For most Indians, more is always more! “Just cover me up to my elbows, full design.” I like negative space! Many Indians reply “no, cover it.” That attitude is more prevalent up north.
Henna is fun, even when it’s not done very well. I can’t tell you how many people back home tell me they got henna in India and then show me pictures of designs and it’s … bad.
When I’m living in Mysore, a lot of my clients are other international yoga students. When I do henna for them, I often find they’ve been given a lot of misinformation about what henna is and how it works.
At the same time, there’s a lot of beautiful henna traditions around the world. I love to hear about traditions and rituals! It’s important to know about, but I’m often aware that there’s misinformation about how to properly care for henna. It’s a difficult line to walk.
How do you relate and engage with potential clients?
It’s changed a lot now that I’m more established in the online henna world. Before, I was so eager to practice, meet people, and get my name out there. I would do henna for fun and often for free. Now, people usually find me on Instagram. Most people who end up hiring me are really appreciative of the work, and like my designs because they are highly stylized and unique. They know I’m mixing the henna fresh for them, and they like that. There are tons of henna artists out there but only a handful of really professional artists.

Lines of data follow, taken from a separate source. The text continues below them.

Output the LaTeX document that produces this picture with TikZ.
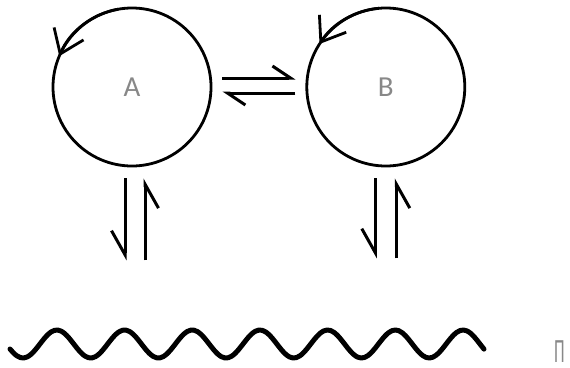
\documentclass[tikz,border=0pt]{standalone}
\usepackage{fontspec}
\setmainfont{Carlito}
\usetikzlibrary{arrows.meta,positioning}
\definecolor{LabelGray}{HTML}{888888}

\begin{document}
\begin{tikzpicture}[
    x=1pt,y=-1pt,
    node distance=93pt,
    cell/.style={draw,circle,line width=2.8pt,minimum size=158pt,inner sep=0pt,
      text=LabelGray,font=\fontsize{29}{32}\selectfont},
    harp/.style={line width=3pt,-{Straight Barb[left,length=18pt,width=24pt]}},
    vharp/.style={line width=3pt,-{Straight Barb[right,length=24pt,width=27pt]}},
    spin/.style={line width=2.8pt,-{Straight Barb[length=22pt,width=32pt]}},
    wave/.style={line width=5pt,line cap=round,line join=round}
  ]
  \useasboundingbox (0,0) rectangle (570,367);
  \node[cell] (A) at (132,87) {A};
  \node[cell,right=of A] (B) {B};
  % turning arrows on the circles
  \draw[spin] ([shift={(100:79pt)}]A.center) arc[start angle=100,end angle=157,radius=79pt];
  \draw[spin] ([shift={(95:79pt)}]B.center) arc[start angle=95,end angle=147,radius=79pt];
  % exchange between A and B
  \draw[harp] ([xshift=10pt,yshift=9pt]A.east) -- ([xshift=-10pt,yshift=9pt]B.west);
  \draw[harp] ([xshift=-10pt,yshift=-6pt]B.west) -- ([xshift=10pt,yshift=-6pt]A.east);
  % exchange with the bottom
  \coordinate (A-foot) at ([yshift=-93pt]A.south);
  \coordinate (B-foot) at ([yshift=-91pt]B.south);
  \draw[vharp] ([xshift=-7pt,yshift=-11pt]A.south) -- ([xshift=-7pt]A-foot);
  \draw[vharp] ([xshift=13pt]A-foot) -- ([xshift=13pt,yshift=-11pt]A.south);
  \draw[vharp] ([xshift=-10.5pt,yshift=-11pt]B.south) -- ([xshift=-10.5pt]B-foot);
  \draw[vharp] ([xshift=10.5pt]B-foot) -- ([xshift=10.5pt,yshift=-11pt]B.south);
  \draw[wave] plot[domain=10:484,samples=140,smooth] (\x,{344+14*cos(5.3176*(\x-23))});
  \node[anchor=base west,inner sep=0pt,text=LabelGray,
    font=\fontsize{17}{20}\selectfont] (tail) at (554,362) {\scalebox{1}[2]{П}};
\end{tikzpicture}
\end{document}
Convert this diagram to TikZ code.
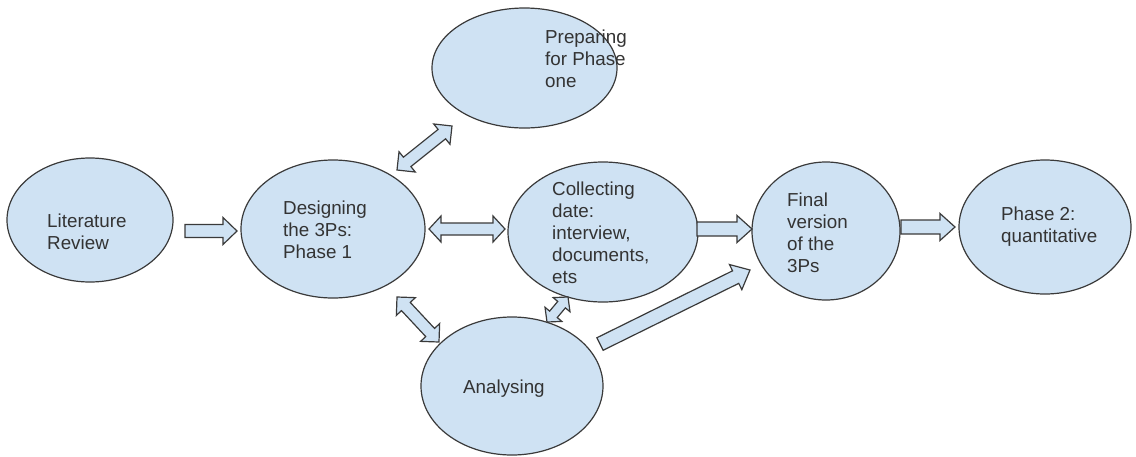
\documentclass[tikz,border=0pt]{standalone}
\usepackage{fontspec}
\setmainfont{Liberation Sans}
\usetikzlibrary{shapes.geometric,calc}
\definecolor{bubblefill}{HTML}{CFE2F3}
\definecolor{edgecol}{HTML}{3A3A3A}
\definecolor{inkcol}{HTML}{333333}
\tikzset{
  bubble/.style={ellipse, draw=edgecol, fill=bubblefill, line width=1.2pt, inner sep=0pt},
  bubbletext/.style={anchor=base west, align=left, inner sep=0pt, text=inkcol,
    font=\fontsize{18.8}{22}\selectfont},
  blockarrow/.style={draw=edgecol, fill=bubblefill, line width=1.2pt, line join=miter},
}
% single block arrow: from, to, shaft half width, head half width, head length
\newcommand\onearrow[5]{%
  \coordinate (hb) at ($(#2)!#5!(#1)$);
  \draw[blockarrow] ($(#1)!#3!90:(#2)$) -- ($(hb)!#3!90:(#2)$) -- ($(hb)!#4!90:(#2)$)
    -- (#2) -- ($(hb)!#4!-90:(#2)$) -- ($(hb)!#3!-90:(#2)$) -- ($(#1)!#3!-90:(#2)$) -- cycle;
}
% double block arrow
\newcommand\twoarrow[5]{%
  \coordinate (hba) at ($(#1)!#5!(#2)$);
  \coordinate (hbb) at ($(#2)!#5!(#1)$);
  \draw[blockarrow] (#1) -- ($(hba)!#4!90:(#2)$) -- ($(hba)!#3!90:(#2)$)
    -- ($(hbb)!#3!90:(#2)$) -- ($(hbb)!#4!90:(#2)$) -- (#2)
    -- ($(hbb)!#4!-90:(#2)$) -- ($(hbb)!#3!-90:(#2)$)
    -- ($(hba)!#3!-90:(#2)$) -- ($(hba)!#4!-90:(#2)$) -- cycle;
}
\begin{document}
\begin{tikzpicture}[x=1pt,y=-1pt]
\useasboundingbox (0,0) rectangle (1136,456);

% bubbles
\node[bubble, minimum width=166pt, minimum height=124pt] (lit)  at (90,220) {};
\node[bubble, minimum width=184pt, minimum height=138pt] (des)  at (333,229) {};
\node[bubble, minimum width=185pt, minimum height=120pt] (prep) at (524.5,68) {};
\node[bubble, minimum width=190pt, minimum height=140pt] (col)  at (603,232) {};
\node[bubble, minimum width=148pt, minimum height=138pt] (fin)  at (826,231) {};
\node[bubble, minimum width=172pt, minimum height=134pt] (ph2)  at (1045,227) {};
\node[bubble, minimum width=182pt, minimum height=138pt] (ana)  at (512,386) {};

% texts (anchored at the baseline of their last line)
\node[bubbletext] (littxt)  at (47,249)  {Literature\\Review};
\node[bubbletext] (destxt)  at (283,258) {Designing\\the 3Ps:\\Phase 1};
\node[bubbletext] (preptxt) at (545,87)  {Preparing\\for Phase\\one};
\node[bubbletext] (coltxt)  at (552,283) {Collecting\\date:\\interview,\\documents,\\ets};
\node[bubbletext] (fintxt)  at (787,272) {Final\\version\\of the\\3Ps};
\node[bubbletext] (ph2txt)  at (1001,242) {Phase 2:\\quantitative};
\node[bubbletext] (anatxt)  at (463,393) {Analysing};

% arrow end points
\coordinate (a1s) at (185,231);  \coordinate (a1e) at (237,231);
\coordinate (a2s) at (429,229);  \coordinate (a2e) at (505,229);
\coordinate (a3s) at (697,229);  \coordinate (a3e) at (752,229);
\coordinate (a4s) at (901,227);  \coordinate (a4e) at (955,227);
\coordinate (a5s) at (397,170);  \coordinate (a5e) at (452,126);
\coordinate (a6s) at (397,297);  \coordinate (a6e) at (439,342);
\coordinate (a7s) at (568,297);  \coordinate (a7e) at (547,322);
\coordinate (a8s) at (600,344);  \coordinate (a8e) at (750,270);

\onearrow{a1s}{a1e}{6.5pt}{13.5pt}{14pt}
\twoarrow{a2s}{a2e}{6pt}{13pt}{12pt}
\onearrow{a3s}{a3e}{7pt}{13.5pt}{15pt}
\onearrow{a4s}{a4e}{7pt}{13.5pt}{15pt}
\twoarrow{a5s}{a5e}{6pt}{13pt}{13pt}
\twoarrow{a6s}{a6e}{6pt}{13pt}{13pt}
\twoarrow{a7s}{a7e}{5pt}{11pt}{10pt}
\onearrow{a8s}{a8e}{7pt}{14pt}{16pt}
\end{tikzpicture}
\end{document}
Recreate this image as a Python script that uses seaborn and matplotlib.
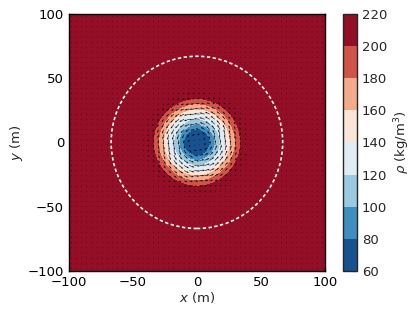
import numpy as np
import matplotlib
matplotlib.use('Agg')
from matplotlib import pyplot as plt
from matplotlib.patches import Circle
import seaborn as sns

# radial density profile (r in m, rho in kg/m^3)
r_rho = [0, 5, 10.4, 14, 18, 23, 26, 30, 34, 40, 60, 150]
rho_vals = [66, 70, 80, 100, 120, 140, 160, 180, 200, 210, 214, 215]

# tangential speed profile (m/s), drives the arrows
r_vel = [0, 5, 10, 15, 20, 25, 30, 35, 40, 45, 55, 150]
v_vals = [0, 2.5, 5, 6.5, 7, 6.5, 5, 3.2, 1.8, 0.8, 0.2, 0.0]

levels = [60, 80, 100, 120, 140, 160, 180, 200, 220]
ticks = [-100, -50, 0, 50, 100]
circle_r = 67

sns.set_style('ticks')
plt.rcParams['font.family'] = ['DejaVu Sans']
plt.rcParams['mathtext.fontset'] = 'dejavusans'
plt.rcParams['xtick.direction'] = 'in'
plt.rcParams['ytick.direction'] = 'in'
plt.rcParams['xtick.top'] = True
plt.rcParams['ytick.right'] = True

# field on a fine grid
xf = np.linspace(-100, 100, 401)
X, Y = np.meshgrid(xf, xf)
R = np.hypot(X, Y)
rho = np.interp(R, r_rho, rho_vals)

# arrows on a coarse grid
xq = np.arange(-98, 100, 4)
XQ, YQ = np.meshgrid(xq, xq)
RQ = np.hypot(XQ, YQ)
vt = np.interp(RQ, r_vel, v_vals)
with np.errstate(invalid='ignore', divide='ignore'):
    U = np.where(RQ > 0, -vt * YQ / RQ, 0)
    V = np.where(RQ > 0, vt * XQ / RQ, 0)

fig = plt.figure(figsize=(4.15, 3.15), dpi=100)
ax = fig.add_axes([0.166, 0.14, 0.617, 0.816])
cax = fig.add_axes([0.827, 0.14, 0.033, 0.816])

cmap = sns.color_palette('RdBu_r', as_cmap=True)
cf = ax.contourf(X, Y, rho, levels=levels, cmap=cmap)
ax.quiver(XQ, YQ, U, V, angles='xy', scale_units='xy', scale=1.6,
          width=0.0022, headwidth=3, headlength=4, headaxislength=3.5,
          color='k', minlength=1.2)
ax.add_patch(Circle((0, 0), circle_r, fill=False, ec='white', lw=1.2,
                    ls=(0, (2, 1.5))))

ax.set_xlim(-100, 100)
ax.set_ylim(-100, 100)
ax.set_xticks(ticks)
ax.set_yticks(ticks)
ax.tick_params(labelsize=9.5, length=4, width=0.8, colors='black')
ax.set_xlabel('$x$ (m)', fontsize=9.5, labelpad=1)
ax.set_ylabel('$y$ (m)', fontsize=9.5, labelpad=2)
for s in ax.spines.values():
    s.set_color('black')
    s.set_linewidth(1)

cb = fig.colorbar(cf, cax=cax, ticks=levels)
cb.ax.tick_params(labelsize=9.5, length=4, direction='in')
cb.set_label(r'$\rho$ (kg/m$^3$)', fontsize=9.5)
cb.outline.set_linewidth(1)

fig.savefig('out.png', dpi=100)
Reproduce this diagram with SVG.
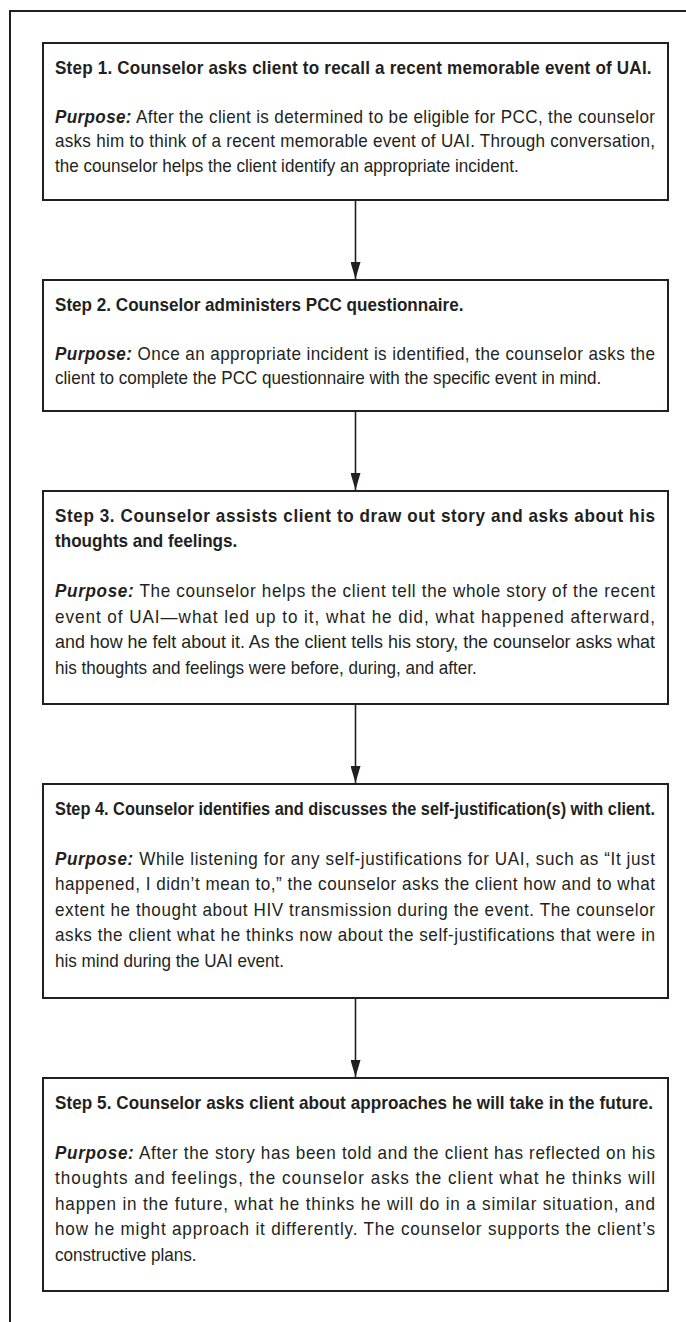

Do you find your designs changing when you are working in India versus in the United States?
During my busy season in the U.S., I am doing a lot of festivals and markets to earn money. I tend to work pretty quickly and most of the designs requested are quite small. Often at these kinds of events I will henna 40 or more people in a day so I run off repertoire. My bridal clients in the U.S. also often want a smaller amount of henna coverage for their wedding.
When I’m in India, I take the time to creatively recharge. There are so many motifs and patterns everywhere and I get inspired by the architecture and textiles. I’ll do a lot of drawing and sometime I’ll call someone and ask them to sit for me because I’m inspired! I can slow down, think, be creative, and come up with new ideas. When I return home and have to make money, I work much faster and can pull from the practice and inspirations I acquired while traveling. When I work quickly, it’s still about producing nice designs, but I’m not composing as slowly as when I’m working on a model or bride. I’m lucky to earn my living as an artist and have the time to come back to India, it allows me to check in with what I love about doing henna.
How has your practice changed over the years?
The internet has changed henna so much. I work with more negative space than what you see in more traditional Indian designs. I appreciate the work, but it’s not my style. My inspiration right now comes more from the window gates here in Mysore that have all these bent patterns. I’ve been taking a lot of pictures and using that as inspiration.
Does being a woman and a henna artist help you integrate into the local Indian community?
Henna is definitely a great common ground in helping me relate to other locals. A lot of Indian women are more reserved and it’s been a great way to get invited into people’s homes to sit and talk to some amazing women I wouldn’t have gotten to know otherwise. It’s a great avenue into their lives. That’s been a cool thing, being here. They are so happy and grateful for the work. I do have a lot of clients who just love the art of henna. They are delighted, so that’s always fun. Sometimes with families, we’ll do a trade. They cook dinner and I’ll do their henna, which is always really fun!